Fed Easing Liquidity in Funding Markets

Tuesday March 11, 10:36 am ET
By Jeannine Aversa, AP Economics Writer
Fed Announces Further Steps to Ease Credit Crunch

WASHINGTON (AP) -- The Federal Reserve on Tuesday ramped up efforts to provide more relief to squeezed financial institutions, a coordinated action with other central banks aimed at easing a global credit crises that threatens to push the U.S. economy into its first recession since 2001.

The Fed said it will make up to $200 billion in Treasury securities available to big Wall Street investment houses and banks. The new action is designed to ensure that there is an ample supply of Treasury securities. With strains in financial markets, demand has grown for Treasury securities, considered the safest investment in the world because they are backed by the U.S. government.

On Wall Street, the Fed's action propelled stocks upward. The Dow Jones industrials jumped more than 250 points in morning trading.

The move comes as banks and other financial institutions face cash crunches.

"Pressures in some of these markets have recently increased again," the Fed said in a statement. "We all continue to work together and will take appropriate steps to address those liquidity pressures." The other banks involved are the Bank of Canada, the Bank of England, the European Central Bank and the Swiss National Bank.

The Fed announced the creation of a new tool, called the Term Securities Lending Facility (TSLF), geared to provide primary dealers -- big Wall Street investment firms and banks that trade directly with the Fed -- with 28-day loans of Treasury securities, rather than overnight loans. They would pledge other securities -- including federal agency residential-mortgage-backed securities, such as those of mortgage giants Fannnie Mae and Freddie Mac -- as collateral for the loans of Treasury securities.

"This will not turn the economy around or fix all the problems in the markets but it should reduce the liquidity issue, at least for now," said Ian Shepherdson, chief economist at High Frequency Economics. The odds of a deep, three-quarters of a percentage point cut in the Fed's key interest rate next Tuesday have dropped sharply as the Fed's new relief seemed to calm market turmoil, he said.

The loans would be made available through an auction process. Auctions will be held on a weekly basis, beginning on March 27.

The new lending initiative "is intended to promote liquidity in the financing markets for Treasury and other collateral and thus to foster the functioning of financial markets more generally," the Fed said.

The Fed since December has been making short-term loans of cash available to banks through a new auction facility.

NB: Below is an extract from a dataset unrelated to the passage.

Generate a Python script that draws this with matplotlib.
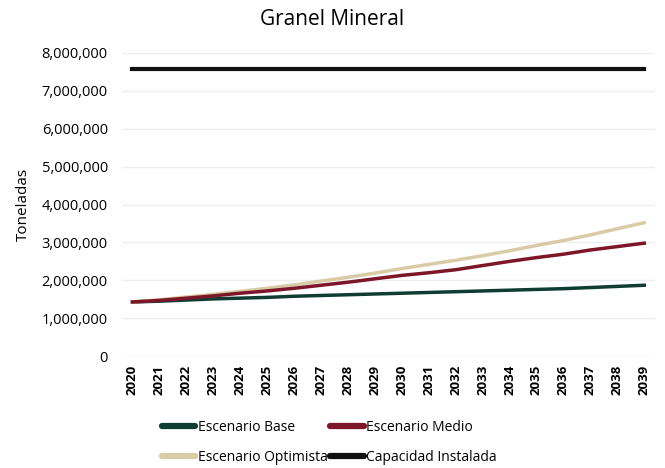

With the latest bank auction results announced Tuesday, the Fed has now made $210 billion available to squeezed banks in hopes it will help them to continue lending to individuals and companies. There were 82 bidders for the latest slice of $50 billion in short-term loans. The interest rate was 2.800 percent, the lowest rate for any of the seven auctions of this kind conducted so far.

Separately, the Fed also on Tuesday said it has authorized increases in existing programs called "swap lines" with the European Central Bank and the Swiss National Bank

"These arrangements will now provide dollars in amounts of up to $30 billion and $6 billion to the ECB and the SNB respectively," the Fed said, extending the term of these swap lines through Sept. 30.

Last week, the Fed announced that it would increase the amount of loans it plans to make available to banks this month to $100 billion. At the same time, it said it would make another $100 billion available to a broad range of financial players through a series of separate transactions.

The Fed has been working to pump billions of dollars into the banking system to aid an economy rocked by the subprime mortgage crisis and the severe tightening of credit.

A meltdown in the housing and credit markets has made banks and other financial institutions reluctant to lend to each other, causing a cash crunch. Financial companies wracked up multibillion-dollar losses as investments in mortgage-backed securities soured with the housing market's bust. Problems first started in the market for subprime mortgages-- those made to people with blemished credit histories. However, troubles have spread to other areas.